> Written request:
For the material that follows, list every line containing the word "this".

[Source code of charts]
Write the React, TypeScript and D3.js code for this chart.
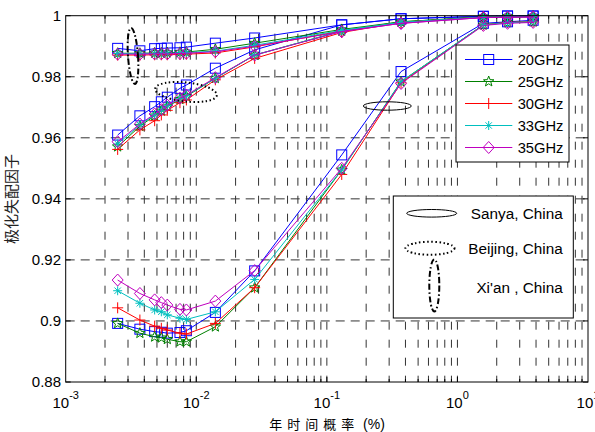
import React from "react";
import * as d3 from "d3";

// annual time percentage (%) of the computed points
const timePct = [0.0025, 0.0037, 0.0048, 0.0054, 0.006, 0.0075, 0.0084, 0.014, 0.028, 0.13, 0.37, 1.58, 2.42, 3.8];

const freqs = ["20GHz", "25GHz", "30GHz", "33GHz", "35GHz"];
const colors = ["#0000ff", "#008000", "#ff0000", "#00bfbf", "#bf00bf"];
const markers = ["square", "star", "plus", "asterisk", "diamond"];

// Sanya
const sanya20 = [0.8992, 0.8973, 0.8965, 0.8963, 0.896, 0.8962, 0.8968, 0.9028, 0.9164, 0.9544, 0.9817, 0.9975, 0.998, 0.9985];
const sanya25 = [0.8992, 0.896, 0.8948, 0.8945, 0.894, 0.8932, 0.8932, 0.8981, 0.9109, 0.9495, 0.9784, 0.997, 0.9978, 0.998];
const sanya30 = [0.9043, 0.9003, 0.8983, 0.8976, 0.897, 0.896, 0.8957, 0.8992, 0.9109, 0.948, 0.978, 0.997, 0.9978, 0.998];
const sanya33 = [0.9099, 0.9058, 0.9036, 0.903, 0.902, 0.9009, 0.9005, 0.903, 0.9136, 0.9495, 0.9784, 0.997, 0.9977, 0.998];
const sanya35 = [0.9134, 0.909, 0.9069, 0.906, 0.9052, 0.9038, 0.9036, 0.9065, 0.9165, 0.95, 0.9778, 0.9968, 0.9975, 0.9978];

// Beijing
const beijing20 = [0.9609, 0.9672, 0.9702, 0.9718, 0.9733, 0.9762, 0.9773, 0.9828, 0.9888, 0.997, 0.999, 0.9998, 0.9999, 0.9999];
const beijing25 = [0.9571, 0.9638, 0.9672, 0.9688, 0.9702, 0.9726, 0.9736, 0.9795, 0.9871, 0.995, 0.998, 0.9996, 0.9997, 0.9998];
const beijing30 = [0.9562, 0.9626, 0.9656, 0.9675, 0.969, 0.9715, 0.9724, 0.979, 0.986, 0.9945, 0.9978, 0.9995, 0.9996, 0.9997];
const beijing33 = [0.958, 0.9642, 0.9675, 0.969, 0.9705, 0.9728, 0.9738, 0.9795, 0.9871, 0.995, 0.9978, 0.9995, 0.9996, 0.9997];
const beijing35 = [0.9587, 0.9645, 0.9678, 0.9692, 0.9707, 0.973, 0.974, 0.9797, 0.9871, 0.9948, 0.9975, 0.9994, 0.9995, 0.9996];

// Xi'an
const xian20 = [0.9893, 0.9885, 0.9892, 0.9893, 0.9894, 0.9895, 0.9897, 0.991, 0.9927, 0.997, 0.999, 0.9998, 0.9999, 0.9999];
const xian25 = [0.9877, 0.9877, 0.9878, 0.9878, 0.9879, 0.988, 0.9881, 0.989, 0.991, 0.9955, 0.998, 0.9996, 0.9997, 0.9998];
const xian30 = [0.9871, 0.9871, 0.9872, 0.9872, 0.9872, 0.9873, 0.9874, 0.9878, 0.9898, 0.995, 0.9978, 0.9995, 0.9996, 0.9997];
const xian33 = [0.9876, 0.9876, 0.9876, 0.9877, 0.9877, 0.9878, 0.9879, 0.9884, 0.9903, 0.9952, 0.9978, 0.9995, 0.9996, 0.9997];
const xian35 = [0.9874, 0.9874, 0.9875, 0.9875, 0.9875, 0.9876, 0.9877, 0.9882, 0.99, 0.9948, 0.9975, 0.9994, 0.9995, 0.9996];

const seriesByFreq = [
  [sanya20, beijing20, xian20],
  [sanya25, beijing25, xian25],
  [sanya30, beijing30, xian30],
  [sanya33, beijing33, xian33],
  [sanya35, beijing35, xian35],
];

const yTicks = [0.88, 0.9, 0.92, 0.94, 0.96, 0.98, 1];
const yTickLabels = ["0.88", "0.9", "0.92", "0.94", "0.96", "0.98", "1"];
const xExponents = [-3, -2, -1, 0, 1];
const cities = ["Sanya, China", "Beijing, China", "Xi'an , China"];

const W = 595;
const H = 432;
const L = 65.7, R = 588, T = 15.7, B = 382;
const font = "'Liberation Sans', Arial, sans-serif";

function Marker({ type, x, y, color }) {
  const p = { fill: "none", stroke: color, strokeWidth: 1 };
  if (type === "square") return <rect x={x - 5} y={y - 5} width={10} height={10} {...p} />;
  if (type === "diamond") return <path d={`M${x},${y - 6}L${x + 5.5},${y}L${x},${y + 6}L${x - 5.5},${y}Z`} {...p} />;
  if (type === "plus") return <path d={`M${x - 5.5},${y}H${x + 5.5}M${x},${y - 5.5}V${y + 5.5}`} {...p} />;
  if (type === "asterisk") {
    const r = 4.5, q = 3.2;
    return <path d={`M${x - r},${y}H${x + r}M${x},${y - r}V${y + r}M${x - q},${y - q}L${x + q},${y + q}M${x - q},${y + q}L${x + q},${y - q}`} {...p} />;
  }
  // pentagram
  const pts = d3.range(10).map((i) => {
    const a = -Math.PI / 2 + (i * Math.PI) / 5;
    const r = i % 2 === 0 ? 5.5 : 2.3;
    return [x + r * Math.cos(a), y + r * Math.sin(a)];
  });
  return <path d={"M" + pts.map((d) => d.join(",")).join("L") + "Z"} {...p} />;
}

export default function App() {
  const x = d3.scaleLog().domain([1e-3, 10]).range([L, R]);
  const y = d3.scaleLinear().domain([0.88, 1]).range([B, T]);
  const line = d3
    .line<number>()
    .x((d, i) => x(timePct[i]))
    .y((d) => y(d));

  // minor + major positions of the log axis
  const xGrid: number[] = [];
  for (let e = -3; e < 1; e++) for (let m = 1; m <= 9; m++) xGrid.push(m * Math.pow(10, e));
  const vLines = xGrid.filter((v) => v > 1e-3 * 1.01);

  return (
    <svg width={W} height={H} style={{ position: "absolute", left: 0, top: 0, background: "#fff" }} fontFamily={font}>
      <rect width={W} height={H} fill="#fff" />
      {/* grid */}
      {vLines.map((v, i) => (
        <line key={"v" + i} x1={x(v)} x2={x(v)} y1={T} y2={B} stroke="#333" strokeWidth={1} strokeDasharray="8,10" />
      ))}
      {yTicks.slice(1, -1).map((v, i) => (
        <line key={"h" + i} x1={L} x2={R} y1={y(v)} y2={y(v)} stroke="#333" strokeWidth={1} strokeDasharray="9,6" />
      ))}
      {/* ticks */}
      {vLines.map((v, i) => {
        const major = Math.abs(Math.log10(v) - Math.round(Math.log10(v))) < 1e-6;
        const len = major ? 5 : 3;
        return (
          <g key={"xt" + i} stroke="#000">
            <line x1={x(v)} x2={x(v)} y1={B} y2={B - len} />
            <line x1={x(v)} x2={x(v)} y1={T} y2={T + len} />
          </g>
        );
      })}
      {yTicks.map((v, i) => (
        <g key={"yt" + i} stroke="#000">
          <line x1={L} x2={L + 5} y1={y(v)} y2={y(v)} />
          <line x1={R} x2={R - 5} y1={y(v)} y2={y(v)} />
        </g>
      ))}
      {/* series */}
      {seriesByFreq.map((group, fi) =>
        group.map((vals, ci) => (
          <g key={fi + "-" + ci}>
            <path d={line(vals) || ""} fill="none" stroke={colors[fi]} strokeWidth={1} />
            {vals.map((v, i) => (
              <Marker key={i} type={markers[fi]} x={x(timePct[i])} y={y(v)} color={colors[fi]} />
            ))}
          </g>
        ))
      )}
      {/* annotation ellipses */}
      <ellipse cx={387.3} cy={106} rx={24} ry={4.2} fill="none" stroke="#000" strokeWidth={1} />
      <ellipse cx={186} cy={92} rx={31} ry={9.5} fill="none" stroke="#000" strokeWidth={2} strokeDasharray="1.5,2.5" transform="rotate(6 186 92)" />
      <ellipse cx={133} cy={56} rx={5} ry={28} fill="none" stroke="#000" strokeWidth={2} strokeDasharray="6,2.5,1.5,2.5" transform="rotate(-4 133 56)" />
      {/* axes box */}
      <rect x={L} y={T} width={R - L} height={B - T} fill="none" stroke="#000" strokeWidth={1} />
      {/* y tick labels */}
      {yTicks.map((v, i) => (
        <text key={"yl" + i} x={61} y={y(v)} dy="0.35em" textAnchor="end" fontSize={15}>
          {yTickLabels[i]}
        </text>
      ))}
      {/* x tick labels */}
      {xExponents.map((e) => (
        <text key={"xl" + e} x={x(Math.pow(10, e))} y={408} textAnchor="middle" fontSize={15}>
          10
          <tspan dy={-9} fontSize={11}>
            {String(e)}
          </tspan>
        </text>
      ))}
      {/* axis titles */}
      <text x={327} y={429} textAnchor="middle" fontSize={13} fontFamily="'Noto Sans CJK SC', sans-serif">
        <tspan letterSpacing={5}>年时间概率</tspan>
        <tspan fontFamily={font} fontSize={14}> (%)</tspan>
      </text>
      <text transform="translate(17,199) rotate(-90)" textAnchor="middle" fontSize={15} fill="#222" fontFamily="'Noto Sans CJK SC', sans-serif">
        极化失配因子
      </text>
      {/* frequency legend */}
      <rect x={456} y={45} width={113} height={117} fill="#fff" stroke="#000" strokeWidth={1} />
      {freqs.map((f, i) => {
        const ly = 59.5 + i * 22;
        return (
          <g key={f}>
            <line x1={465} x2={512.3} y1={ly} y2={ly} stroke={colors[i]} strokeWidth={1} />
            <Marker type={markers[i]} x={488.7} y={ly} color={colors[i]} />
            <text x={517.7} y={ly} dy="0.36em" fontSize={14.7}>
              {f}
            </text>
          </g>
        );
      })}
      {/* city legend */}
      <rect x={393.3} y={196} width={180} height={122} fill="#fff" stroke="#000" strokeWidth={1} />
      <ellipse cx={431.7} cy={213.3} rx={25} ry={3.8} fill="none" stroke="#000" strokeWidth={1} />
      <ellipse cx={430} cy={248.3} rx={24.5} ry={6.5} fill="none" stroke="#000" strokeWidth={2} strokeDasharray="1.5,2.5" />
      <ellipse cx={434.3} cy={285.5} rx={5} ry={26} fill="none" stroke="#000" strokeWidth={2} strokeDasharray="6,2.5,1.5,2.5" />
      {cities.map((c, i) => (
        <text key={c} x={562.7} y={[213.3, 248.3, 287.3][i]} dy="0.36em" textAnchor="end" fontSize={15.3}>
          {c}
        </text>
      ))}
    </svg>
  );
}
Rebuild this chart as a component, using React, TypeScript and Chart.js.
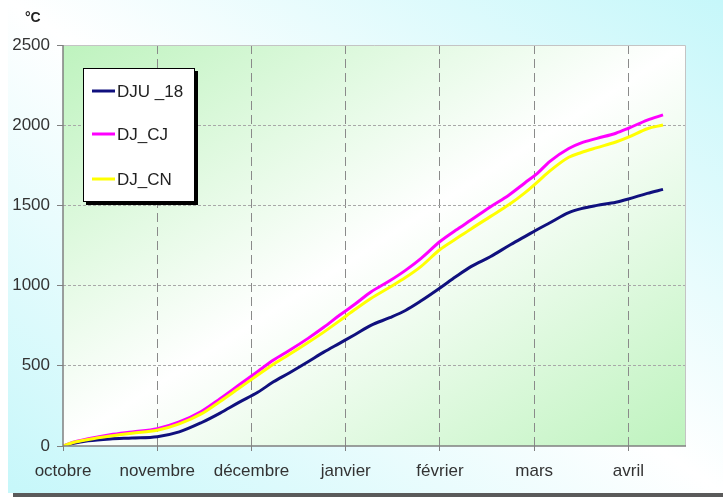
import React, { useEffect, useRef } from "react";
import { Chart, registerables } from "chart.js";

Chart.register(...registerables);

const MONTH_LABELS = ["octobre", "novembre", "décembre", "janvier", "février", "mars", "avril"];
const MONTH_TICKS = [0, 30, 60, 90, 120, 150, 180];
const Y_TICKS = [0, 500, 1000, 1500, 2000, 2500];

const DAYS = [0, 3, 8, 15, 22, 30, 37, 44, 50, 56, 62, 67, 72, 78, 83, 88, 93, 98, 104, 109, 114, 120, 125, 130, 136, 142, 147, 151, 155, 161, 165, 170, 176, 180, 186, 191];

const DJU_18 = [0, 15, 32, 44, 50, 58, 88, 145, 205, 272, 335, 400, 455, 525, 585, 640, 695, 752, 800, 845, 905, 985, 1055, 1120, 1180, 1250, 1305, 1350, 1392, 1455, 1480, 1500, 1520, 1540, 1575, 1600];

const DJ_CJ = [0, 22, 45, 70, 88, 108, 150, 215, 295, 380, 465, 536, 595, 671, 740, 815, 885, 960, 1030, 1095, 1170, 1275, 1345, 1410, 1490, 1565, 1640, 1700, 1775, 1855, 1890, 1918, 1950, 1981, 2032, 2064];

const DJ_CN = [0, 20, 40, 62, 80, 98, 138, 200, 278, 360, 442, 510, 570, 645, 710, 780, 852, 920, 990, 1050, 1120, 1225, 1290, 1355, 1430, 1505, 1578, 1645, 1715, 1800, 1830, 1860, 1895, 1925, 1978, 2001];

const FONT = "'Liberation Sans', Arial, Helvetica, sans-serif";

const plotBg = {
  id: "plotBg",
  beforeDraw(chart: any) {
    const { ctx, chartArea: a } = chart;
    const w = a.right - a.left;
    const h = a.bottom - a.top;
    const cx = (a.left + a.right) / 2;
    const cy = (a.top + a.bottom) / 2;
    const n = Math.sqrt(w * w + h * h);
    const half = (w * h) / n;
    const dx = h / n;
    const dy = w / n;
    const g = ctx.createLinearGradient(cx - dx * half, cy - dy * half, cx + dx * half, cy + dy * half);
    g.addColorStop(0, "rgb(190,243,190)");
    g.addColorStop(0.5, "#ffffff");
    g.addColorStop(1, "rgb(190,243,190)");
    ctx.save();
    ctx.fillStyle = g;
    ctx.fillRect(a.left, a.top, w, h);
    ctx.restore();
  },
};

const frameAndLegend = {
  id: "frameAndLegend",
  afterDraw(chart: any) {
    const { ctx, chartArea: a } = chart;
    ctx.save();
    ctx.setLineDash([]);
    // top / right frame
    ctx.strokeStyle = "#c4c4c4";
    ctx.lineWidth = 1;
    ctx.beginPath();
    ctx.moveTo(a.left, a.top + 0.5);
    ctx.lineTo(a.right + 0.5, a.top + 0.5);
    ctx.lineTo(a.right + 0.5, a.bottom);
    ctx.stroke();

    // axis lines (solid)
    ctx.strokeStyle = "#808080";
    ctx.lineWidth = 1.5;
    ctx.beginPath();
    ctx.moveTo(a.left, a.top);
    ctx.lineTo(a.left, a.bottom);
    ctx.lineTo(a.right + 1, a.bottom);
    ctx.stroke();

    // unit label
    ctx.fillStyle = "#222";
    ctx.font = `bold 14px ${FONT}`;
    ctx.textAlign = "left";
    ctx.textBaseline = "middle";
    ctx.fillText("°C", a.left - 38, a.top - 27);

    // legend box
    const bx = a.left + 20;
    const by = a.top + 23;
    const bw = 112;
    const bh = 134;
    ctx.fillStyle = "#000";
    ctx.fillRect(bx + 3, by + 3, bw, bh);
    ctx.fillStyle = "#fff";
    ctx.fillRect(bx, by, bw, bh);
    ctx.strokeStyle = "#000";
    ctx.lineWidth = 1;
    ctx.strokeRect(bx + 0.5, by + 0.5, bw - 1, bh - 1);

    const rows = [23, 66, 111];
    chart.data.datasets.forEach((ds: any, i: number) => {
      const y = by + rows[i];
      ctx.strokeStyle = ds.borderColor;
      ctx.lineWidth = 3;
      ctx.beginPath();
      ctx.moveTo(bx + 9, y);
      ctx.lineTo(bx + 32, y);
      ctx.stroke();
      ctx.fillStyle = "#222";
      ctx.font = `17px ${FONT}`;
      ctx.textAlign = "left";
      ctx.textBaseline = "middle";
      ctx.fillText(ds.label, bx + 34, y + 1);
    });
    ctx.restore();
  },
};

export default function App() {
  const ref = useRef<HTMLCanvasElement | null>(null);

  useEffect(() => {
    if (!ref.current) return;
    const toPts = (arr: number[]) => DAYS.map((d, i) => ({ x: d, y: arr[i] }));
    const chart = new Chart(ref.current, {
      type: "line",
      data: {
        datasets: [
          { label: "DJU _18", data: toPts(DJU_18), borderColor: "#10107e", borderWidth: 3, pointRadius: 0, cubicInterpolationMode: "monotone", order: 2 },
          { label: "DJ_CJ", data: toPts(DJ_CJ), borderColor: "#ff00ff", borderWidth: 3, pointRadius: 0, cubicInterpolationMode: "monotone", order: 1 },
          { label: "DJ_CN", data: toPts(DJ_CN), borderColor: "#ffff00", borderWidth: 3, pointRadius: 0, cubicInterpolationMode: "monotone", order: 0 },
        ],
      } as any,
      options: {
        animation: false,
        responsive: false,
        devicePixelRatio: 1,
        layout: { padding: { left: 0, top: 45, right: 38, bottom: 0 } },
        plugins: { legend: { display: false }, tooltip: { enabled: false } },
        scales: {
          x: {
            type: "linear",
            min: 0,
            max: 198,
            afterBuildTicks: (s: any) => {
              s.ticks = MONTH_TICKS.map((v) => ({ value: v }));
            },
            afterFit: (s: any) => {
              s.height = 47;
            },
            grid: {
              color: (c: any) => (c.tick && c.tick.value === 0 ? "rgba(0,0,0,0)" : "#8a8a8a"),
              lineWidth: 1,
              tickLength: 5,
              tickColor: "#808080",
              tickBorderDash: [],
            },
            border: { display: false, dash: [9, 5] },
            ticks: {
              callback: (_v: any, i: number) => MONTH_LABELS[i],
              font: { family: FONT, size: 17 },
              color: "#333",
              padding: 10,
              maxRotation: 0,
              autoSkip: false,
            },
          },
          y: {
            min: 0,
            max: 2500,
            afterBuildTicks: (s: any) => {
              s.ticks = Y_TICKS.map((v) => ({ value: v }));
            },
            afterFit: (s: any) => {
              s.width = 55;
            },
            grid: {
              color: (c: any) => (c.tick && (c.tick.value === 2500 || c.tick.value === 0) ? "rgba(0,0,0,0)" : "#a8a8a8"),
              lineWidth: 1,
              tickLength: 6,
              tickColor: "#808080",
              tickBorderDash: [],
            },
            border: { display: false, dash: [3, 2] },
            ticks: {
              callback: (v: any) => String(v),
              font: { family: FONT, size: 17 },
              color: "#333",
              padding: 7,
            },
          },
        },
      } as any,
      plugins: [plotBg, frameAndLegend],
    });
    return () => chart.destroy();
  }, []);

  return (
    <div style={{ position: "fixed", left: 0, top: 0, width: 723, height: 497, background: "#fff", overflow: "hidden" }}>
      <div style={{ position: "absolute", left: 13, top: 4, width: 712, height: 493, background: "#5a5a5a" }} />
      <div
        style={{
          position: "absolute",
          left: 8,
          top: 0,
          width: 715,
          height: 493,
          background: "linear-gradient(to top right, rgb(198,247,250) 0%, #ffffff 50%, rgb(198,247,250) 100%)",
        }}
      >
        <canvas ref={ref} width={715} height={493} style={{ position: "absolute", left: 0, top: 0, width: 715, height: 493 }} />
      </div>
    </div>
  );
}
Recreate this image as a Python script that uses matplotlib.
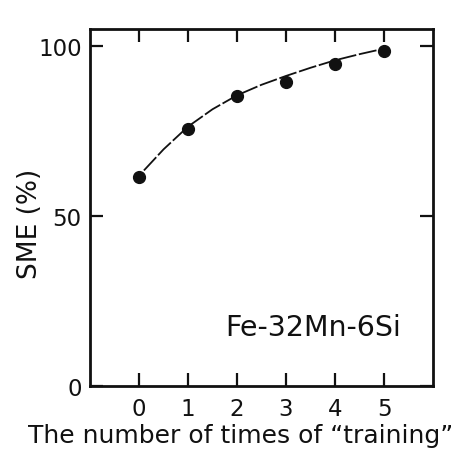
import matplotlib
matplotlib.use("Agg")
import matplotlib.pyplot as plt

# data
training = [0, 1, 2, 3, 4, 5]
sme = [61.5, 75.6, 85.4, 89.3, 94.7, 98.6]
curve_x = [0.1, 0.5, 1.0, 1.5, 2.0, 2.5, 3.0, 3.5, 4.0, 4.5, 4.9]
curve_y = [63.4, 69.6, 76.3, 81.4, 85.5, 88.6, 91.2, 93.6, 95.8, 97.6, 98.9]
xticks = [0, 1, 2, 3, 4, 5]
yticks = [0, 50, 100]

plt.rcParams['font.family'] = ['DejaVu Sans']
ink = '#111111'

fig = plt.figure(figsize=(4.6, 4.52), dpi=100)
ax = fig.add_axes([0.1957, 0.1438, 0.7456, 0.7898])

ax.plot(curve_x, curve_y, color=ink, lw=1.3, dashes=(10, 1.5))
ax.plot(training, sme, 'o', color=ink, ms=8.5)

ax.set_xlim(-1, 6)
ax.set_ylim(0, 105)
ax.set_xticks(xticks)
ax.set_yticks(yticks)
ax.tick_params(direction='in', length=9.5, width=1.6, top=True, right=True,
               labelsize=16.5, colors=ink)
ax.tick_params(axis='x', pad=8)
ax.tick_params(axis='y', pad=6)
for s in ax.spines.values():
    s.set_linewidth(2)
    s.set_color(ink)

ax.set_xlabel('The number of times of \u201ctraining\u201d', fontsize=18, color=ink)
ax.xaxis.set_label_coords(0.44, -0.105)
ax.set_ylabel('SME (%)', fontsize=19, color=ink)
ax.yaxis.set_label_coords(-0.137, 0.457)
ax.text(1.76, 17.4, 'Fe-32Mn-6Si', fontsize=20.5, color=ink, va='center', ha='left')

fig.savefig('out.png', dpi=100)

> Answer to the exercise:
Write the React, TypeScript and D3.js code for this chart.
Rebuild this chart as a component, using React, TypeScript and Chart.js.
Recreate this image as a Python script that uses matplotlib.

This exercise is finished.